▸ Problem to work on:
Your task is to give the listing below back word for word, pictures excluded.

▸ Given information:
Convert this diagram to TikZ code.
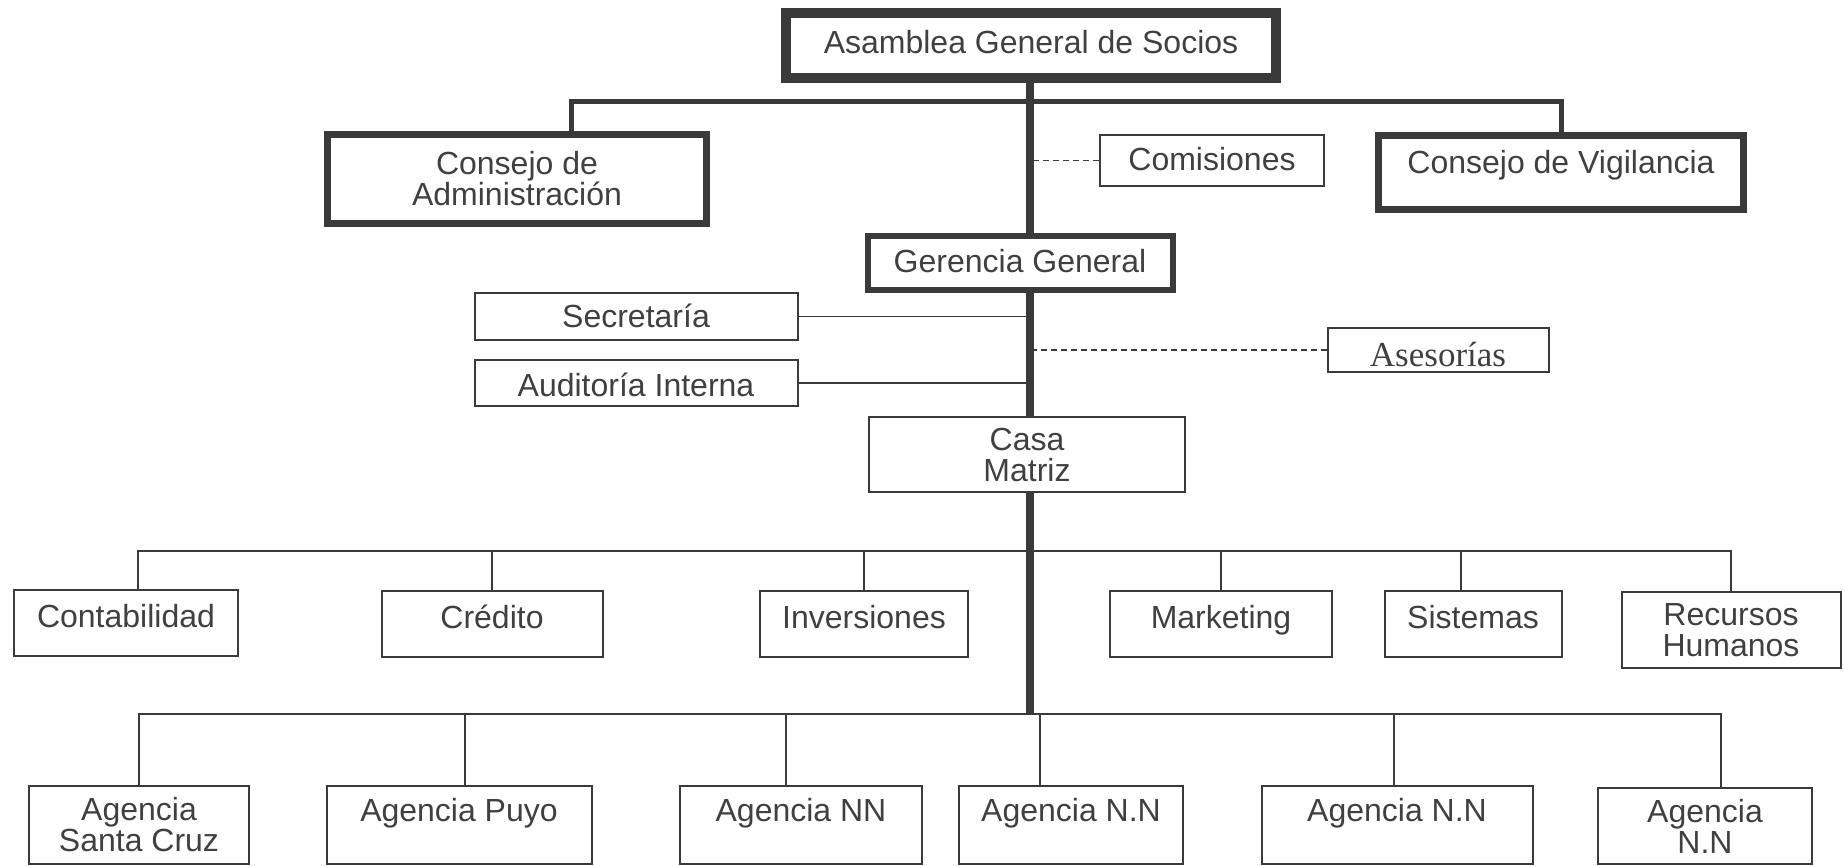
\documentclass[tikz,border=0pt]{standalone}
\usepackage{fontspec}
\setmainfont{Liberation Sans}
\newfontfamily\asesfont{Liberation Serif}
\usepackage{tikz}

\definecolor{tinta}{HTML}{3A3A3A}
\definecolor{texto}{HTML}{404040}

\begin{document}
\begin{tikzpicture}[x=0.5pt,y=-0.5pt,
	box/.style={draw=tinta,rectangle,line width=1pt,inner sep=0pt,anchor=north,
		text=texto,font=\fontsize{16}{15.5}\selectfont,align=center},
	organo/.style={box,line width=3.5pt},
	depto/.style={box,text height=18.5pt,text depth=14.5pt},
	agencia/.style={box,text height=17.5pt,text depth=21.5pt},
	linea/.style={draw=tinta,line width=0.9pt},
	enlace/.style={draw=tinta,line width=0.9pt,dash pattern=on 3pt off 2pt},
	bus/.style={draw=tinta,line width=2.5pt},
	tronco/.style={draw=tinta,line width=4pt}]
				\useasboundingbox (0,0) rectangle (1843,866);
				% direccion
				\node[box,line width=5pt,text height=20.5pt,text depth=12pt,minimum width=245pt] (asamblea) at (1031,8) {Asamblea General de Socios};
				\node[organo,minimum width=189.5pt,minimum height=44.5pt] (admin) at (517,131) {Consejo de\\Administración};
				\node[organo,text height=19.25pt,text depth=17.75pt,minimum width=182.5pt] (vigil) at (1561,132) {Consejo de Vigilancia};
				\node[box,text height=18pt,text depth=7.5pt,minimum width=112pt] (comis) at (1212,134) {Comisiones};
				\node[box,line width=3pt,text height=18.5pt,text depth=8.5pt,minimum width=152.5pt] (gerencia) at (1020,233) {Gerencia General};
				\node[box,text height=17.5pt,text depth=6pt,minimum width=161.5pt] (secret) at (636,292) {Secretaría};
				\node[box,text height=18pt,text depth=5pt,minimum width=161.5pt] (audit) at (636,359) {Auditoría Interna};
				\node[box,font=\asesfont\fontsize{17.5}{18}\selectfont,text height=19pt,text depth=3pt,minimum width=110.5pt] (asesor) at (1438,327) {Asesorías};
				\node[box,minimum width=158pt,minimum height=37.5pt] (casa) at (1027,416) {Casa\\Matriz};
				% departamentos
				\node[depto,minimum width=112pt] (conta) at (126,589) {Contabilidad};
				\node[depto,minimum width=110.5pt] (credito) at (492,590) {Crédito};
				\node[depto,minimum width=104pt] (inver) at (864,590) {Inversiones};
				\node[depto,minimum width=111pt] (market) at (1221,590) {Marketing};
				\node[depto,minimum width=88.5pt] (sistem) at (1473,590) {Sistemas};
				\node[box,minimum width=109.5pt,minimum height=38pt] (rrhh) at (1731,591) {Recursos\\Humanos};
				% agencias
				\node[box,minimum width=110pt,minimum height=39pt] (ag1) at (139,785) {Agencia\\Santa Cruz};
				\node[agencia,minimum width=132.5pt] (ag2) at (459,785) {Agencia Puyo};
				\node[agencia,minimum width=121pt] (ag3) at (801,785) {Agencia NN};
				\node[agencia,minimum width=112pt] (ag4) at (1071,785) {Agencia N.N};
				\node[agencia,minimum width=135.5pt] (ag5) at (1397,785) {Agencia N.N};
				\node[box,minimum width=107pt,minimum height=38pt] (ag6) at (1705,787) {Agencia\\N.N};
				\coordinate (barra) at (1030,102);
				\coordinate (dbar) at (1030,551);
				\coordinate (abar) at (1030,714);
				% lineas
				\draw[tronco] (asamblea.south -| barra) -- (gerencia.north -| barra)
					(gerencia.south -| barra) -- (casa.north -| barra)
					(casa.south -| barra) -- (abar);
				\draw[bus] ([xshift=27pt]admin.north) |- (barra) -| (vigil.north);
				\draw[enlace] (comis.west) -- (comis.west -| barra);
				\draw[enlace] (asesor.west) -- (asesor.west -| barra);
				\draw[linea] (secret.east) -- (secret.east -| barra);
				\draw[linea] (audit.east) -- (audit.east -| barra);
				\draw[linea] ([xshift=6pt]conta.north) |- (dbar) -| (rrhh.north);
				\foreach \d in {credito,inver,market}
					\draw[linea] (\d.north) -- (\d.north |- dbar);
				\draw[linea] ([xshift=-6pt]sistem.north) -- ([xshift=-6pt]sistem.north |- dbar);
				\draw[linea] (ag1.north) |- (abar) -| ([xshift=8pt]ag6.north);
				\foreach \a/\s in {ag2/3pt,ag3/-7.5pt,ag4/-15.5pt,ag5/-1.5pt}
					\draw[linea] ([xshift=\s]\a.north) -- ([xshift=\s]\a.north |- abar);
			\end{tikzpicture}
\end{document}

▸ Task solution:
Convert this diagram to TikZ code.
\documentclass[tikz,border=0pt]{standalone}
\usepackage{fontspec}
\setmainfont{Liberation Sans}
\newfontfamily\asesfont{Liberation Serif}
\usepackage{tikz}

\definecolor{tinta}{HTML}{3A3A3A}
\definecolor{texto}{HTML}{404040}

\begin{document}
\begin{tikzpicture}[x=0.5pt,y=-0.5pt,
	box/.style={draw=tinta,rectangle,line width=1pt,inner sep=0pt,anchor=north,
		text=texto,font=\fontsize{16}{15.5}\selectfont,align=center},
	organo/.style={box,line width=3.5pt},
	depto/.style={box,text height=18.5pt,text depth=14.5pt},
	agencia/.style={box,text height=17.5pt,text depth=21.5pt},
	linea/.style={draw=tinta,line width=0.9pt},
	enlace/.style={draw=tinta,line width=0.9pt,dash pattern=on 3pt off 2pt},
	bus/.style={draw=tinta,line width=2.5pt},
	tronco/.style={draw=tinta,line width=4pt}]
				\useasboundingbox (0,0) rectangle (1843,866);
				% direccion
				\node[box,line width=5pt,text height=20.5pt,text depth=12pt,minimum width=245pt] (asamblea) at (1031,8) {Asamblea General de Socios};
				\node[organo,minimum width=189.5pt,minimum height=44.5pt] (admin) at (517,131) {Consejo de\\Administración};
				\node[organo,text height=19.25pt,text depth=17.75pt,minimum width=182.5pt] (vigil) at (1561,132) {Consejo de Vigilancia};
				\node[box,text height=18pt,text depth=7.5pt,minimum width=112pt] (comis) at (1212,134) {Comisiones};
				\node[box,line width=3pt,text height=18.5pt,text depth=8.5pt,minimum width=152.5pt] (gerencia) at (1020,233) {Gerencia General};
				\node[box,text height=17.5pt,text depth=6pt,minimum width=161.5pt] (secret) at (636,292) {Secretaría};
				\node[box,text height=18pt,text depth=5pt,minimum width=161.5pt] (audit) at (636,359) {Auditoría Interna};
				\node[box,font=\asesfont\fontsize{17.5}{18}\selectfont,text height=19pt,text depth=3pt,minimum width=110.5pt] (asesor) at (1438,327) {Asesorías};
				\node[box,minimum width=158pt,minimum height=37.5pt] (casa) at (1027,416) {Casa\\Matriz};
				% departamentos
				\node[depto,minimum width=112pt] (conta) at (126,589) {Contabilidad};
				\node[depto,minimum width=110.5pt] (credito) at (492,590) {Crédito};
				\node[depto,minimum width=104pt] (inver) at (864,590) {Inversiones};
				\node[depto,minimum width=111pt] (market) at (1221,590) {Marketing};
				\node[depto,minimum width=88.5pt] (sistem) at (1473,590) {Sistemas};
				\node[box,minimum width=109.5pt,minimum height=38pt] (rrhh) at (1731,591) {Recursos\\Humanos};
				% agencias
				\node[box,minimum width=110pt,minimum height=39pt] (ag1) at (139,785) {Agencia\\Santa Cruz};
				\node[agencia,minimum width=132.5pt] (ag2) at (459,785) {Agencia Puyo};
				\node[agencia,minimum width=121pt] (ag3) at (801,785) {Agencia NN};
				\node[agencia,minimum width=112pt] (ag4) at (1071,785) {Agencia N.N};
				\node[agencia,minimum width=135.5pt] (ag5) at (1397,785) {Agencia N.N};
				\node[box,minimum width=107pt,minimum height=38pt] (ag6) at (1705,787) {Agencia\\N.N};
				\coordinate (barra) at (1030,102);
				\coordinate (dbar) at (1030,551);
				\coordinate (abar) at (1030,714);
				% lineas
				\draw[tronco] (asamblea.south -| barra) -- (gerencia.north -| barra)
					(gerencia.south -| barra) -- (casa.north -| barra)
					(casa.south -| barra) -- (abar);
				\draw[bus] ([xshift=27pt]admin.north) |- (barra) -| (vigil.north);
				\draw[enlace] (comis.west) -- (comis.west -| barra);
				\draw[enlace] (asesor.west) -- (asesor.west -| barra);
				\draw[linea] (secret.east) -- (secret.east -| barra);
				\draw[linea] (audit.east) -- (audit.east -| barra);
				\draw[linea] ([xshift=6pt]conta.north) |- (dbar) -| (rrhh.north);
				\foreach \d in {credito,inver,market}
					\draw[linea] (\d.north) -- (\d.north |- dbar);
				\draw[linea] ([xshift=-6pt]sistem.north) -- ([xshift=-6pt]sistem.north |- dbar);
				\draw[linea] (ag1.north) |- (abar) -| ([xshift=8pt]ag6.north);
				\foreach \a/\s in {ag2/3pt,ag3/-7.5pt,ag4/-15.5pt,ag5/-1.5pt}
					\draw[linea] ([xshift=\s]\a.north) -- ([xshift=\s]\a.north |- abar);
			\end{tikzpicture}
\end{document}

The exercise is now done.